The car which is originally just the standard e-hybrid version of the Pacifica minivan now comes fitted with an array of sensors that lets it see the world around it no matter what the weather conditions. This would include the radar, sensors, LiDAR and plenty of cameras along with the Waymo's software bits that now been integrated on the new Pacifica.
The important bit according to a report by The Verge is that Google also said that it would be building these components themselves to bring down their prices. It also pointed out that at some point both Chrysler and Google may launch a ride-sharing service with autonomous vehicles similar to what Uber is trying to pull off with Volvo.
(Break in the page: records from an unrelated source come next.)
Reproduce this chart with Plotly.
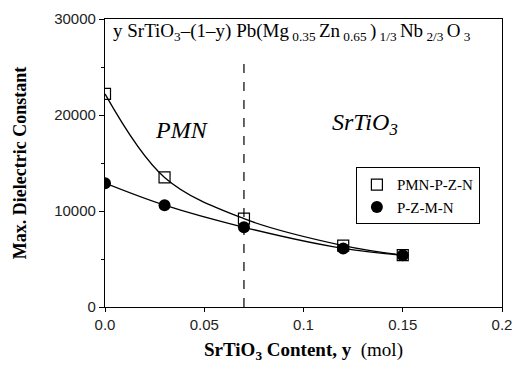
import plotly.graph_objects as go

# SrTiO3 content (mol)
y_content = [0.0, 0.03, 0.07, 0.12, 0.15]
# Maximum dielectric constant for each composition series
pmn_pzn = [22200, 13500, 9200, 6400, 5400]
pzmn = [12900, 10600, 8300, 6100, 5400]

boundary_y = 0.07

y_ticks = [0, 10000, 20000, 30000]
x_ticks = [0, 0.05, 0.1, 0.15, 0.2]
x_ticktext = ["0.0", "0.05", "0.1", "0.15", "0.2"]

serif = "Liberation Serif, Times New Roman, serif"
sans = "Liberation Sans, Arial, sans-serif"

fig = go.Figure()

# smooth guide curves
for vals in (pmn_pzn, pzmn):
    fig.add_trace(go.Scatter(x=y_content, y=vals, mode="lines",
                             line=dict(color="black", width=1.3, shape="spline", smoothing=1.0),
                             showlegend=False, hoverinfo="skip"))

# measured points
fig.add_trace(go.Scatter(x=y_content, y=pmn_pzn, mode="markers", name="PMN-P-Z-N",
                         marker=dict(symbol="square-open", size=11, color="black",
                                     line=dict(width=1.2))))
fig.add_trace(go.Scatter(x=y_content, y=pzmn, mode="markers", name="P-Z-M-N",
                         marker=dict(symbol="circle", size=12, color="black")))

# phase boundary
fig.add_shape(type="line", x0=boundary_y, x1=boundary_y, y0=0, y1=0.86, yref="paper",
              line=dict(color="black", width=1.2, dash="dash"))

fig.add_annotation(x=0.003, y=0.955, xref="x", yref="paper", xanchor="left", yanchor="middle",
                   showarrow=False,
                   text="y SrTiO<sub>3</sub>–(1–y) Pb(Mg<sub> 0.35 </sub>Zn<sub> 0.65 </sub>)<sub> 1/3 </sub>Nb<sub> 2/3 </sub>O<sub> 3</sub>",
                   font=dict(family=serif, size=19, color="black"))
fig.add_annotation(x=0.039, y=0.615, xref="x", yref="paper", showarrow=False,
                   text="<i>PMN</i>", font=dict(family=serif, size=24, color="black"))
fig.add_annotation(x=0.131, y=0.635, xref="x", yref="paper", showarrow=False,
                   text="<i>SrTiO<sub>3</sub></i>", font=dict(family=serif, size=24, color="black"))

fig.update_layout(
    width=513, height=370,
    margin=dict(l=105, r=11, t=19, b=63),
    paper_bgcolor="white", plot_bgcolor="white",
    showlegend=True,
    legend=dict(x=0.632, y=0.485, xanchor="left", yanchor="top",
                bordercolor="black", borderwidth=1, bgcolor="white",
                font=dict(family=serif, size=15, color="black"),
                itemwidth=30, tracegroupgap=0),
    xaxis=dict(range=[0, 0.2], tickvals=x_ticks, ticktext=x_ticktext, automargin=False,
               showline=True, linecolor="black", linewidth=1.3, mirror=True,
               ticks="outside", ticklen=4, tickcolor="black", showgrid=False, zeroline=False,
               tickfont=dict(family=sans, size=15, color="#222"),
               title=dict(text="<b>SrTiO<sub>3</sub> Content, y  </b>(mol)",
                          font=dict(family=serif, size=19, color="black"), standoff=10)),
    yaxis=dict(range=[0, 30000], tickvals=y_ticks, ticktext=[str(v) for v in y_ticks],
               automargin=False,
               showline=True, linecolor="black", linewidth=1.3, mirror=True,
               ticks="outside", ticklen=5, tickcolor="black", showgrid=False, zeroline=False,
               minor=dict(tickvals=[5000, 15000, 25000], ticks="outside", ticklen=3,
                          tickcolor="black"),
               tickfont=dict(family=sans, size=15, color="#222"),
               title=dict(text="<b>Max. Dielectric Constant</b>",
                          font=dict(family=serif, size=18, color="black"), standoff=22)),
)

fig.write_html("out.html")
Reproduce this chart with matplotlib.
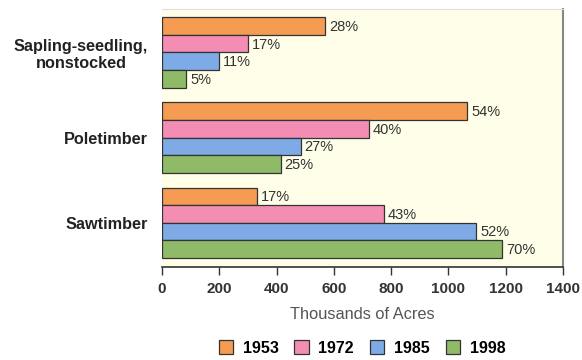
import matplotlib
matplotlib.use("Agg")
import matplotlib.pyplot as plt
import numpy as np

# Forest area by stand-size class (thousands of acres)
classes = ["Sapling-seedling,\nnonstocked", "Poletimber", "Sawtimber"]
years = ["1953", "1972", "1985", "1998"]
acres_1953 = [569, 1065, 330]
acres_1972 = [301, 722, 774]
acres_1985 = [198, 484, 1096]
acres_1998 = [85, 414, 1188]
pct_1953 = [28, 54, 17]
pct_1972 = [17, 40, 43]
pct_1985 = [11, 27, 52]
pct_1998 = [5, 25, 70]

series = [acres_1953, acres_1972, acres_1985, acres_1998]
pcts = [pct_1953, pct_1972, pct_1985, pct_1998]
pal = ["#f59c52", "#f48db4", "#7eaae6", "#8fbb68"]

plt.rcParams["font.family"] = ["Liberation Sans", "DejaVu Sans"]

fig = plt.figure(figsize=(5.82, 3.6), dpi=100)
ax = fig.add_axes([0.2784, 0.2583, 0.689, 0.7167])
ax.set_facecolor("#fffee8")

y = np.arange(len(classes))
h = 0.206
for i, (vals, pc) in enumerate(zip(series, pcts)):
    pos = y - 1.5 * h + i * h
    ax.barh(pos, vals, height=h, color=pal[i], edgecolor="#333333",
            linewidth=0.9, label=years[i], zorder=2)
    for p, v, t in zip(pos, vals, pc):
        ax.text(v + 14, p + 0.01, f"{t}%", va="center", ha="left",
                fontsize=10.5, color="#333333")

ax.set_xlim(0, 1400)
ax.set_ylim(2.52, -0.51)
ax.set_xticks(range(0, 1401, 200))
ax.set_yticks(y)
ax.set_yticklabels(classes, fontsize=11.7, fontweight="bold", color="#222222",
                   ha="right", multialignment="center")
ax.tick_params(axis="y", length=0, pad=10)
ax.tick_params(axis="x", length=6, width=1, color="#333333", pad=5,
               labelsize=11, labelcolor="#333333")
for lab in ax.get_xticklabels():
    lab.set_fontweight("bold")

ax.spines["left"].set_visible(False)
ax.spines["top"].set_color("#dddddd")
ax.spines["right"].set_color("#888888")
ax.spines["right"].set_linewidth(1.5)
ax.spines["bottom"].set_color("#333333")
ax.spines["bottom"].set_linewidth(1.2)

ax.set_xlabel("Thousands of Acres", fontsize=11.8, color="#555555", labelpad=8)

fig.legend(loc="center", bbox_to_anchor=(0.622, 1 - 348 / 360), ncol=4,
           frameon=False, prop={"weight": "bold", "size": 11.5},
           handlelength=0.9, handleheight=1.0, columnspacing=1.0,
           handletextpad=0.6)

fig.savefig("out.png", dpi=100)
This is indeed the first of many vehicles to come in what seems to be an Android approach to autonomous cars. While Google can build software and bring down the cost of the components needed for the kit, it lacks the experience when it comes to building cars, which is where the plethora of automakers come into the picture. With that it mind it was only recently that Google built its own smartphone with the Pixel. So it won't be too long until Google will want to take control over both hardware and software to deliver a class-leading product in the automotive space.
Google had recently announced that it was looking to partner with Japanese automaker Honda so the Chrysler Pacifica is indeed the first of many self-driving vehicles to come from Waymo. Automaker Tesla Motors oddly skipped on the LiDAR component altogether thanks to its expensive price tag and found a workaround with software and cameras instead. While LiDAR is primary component for a self-driving car, giving it a 360 view of its surroundings, it still an expensive piece of equipment which was earlier priced as much as the Pacifica minivan itself. Thanks to innovation and the push for self-driving vehicles, the price tags for the same are dropping as much as by 90 percent.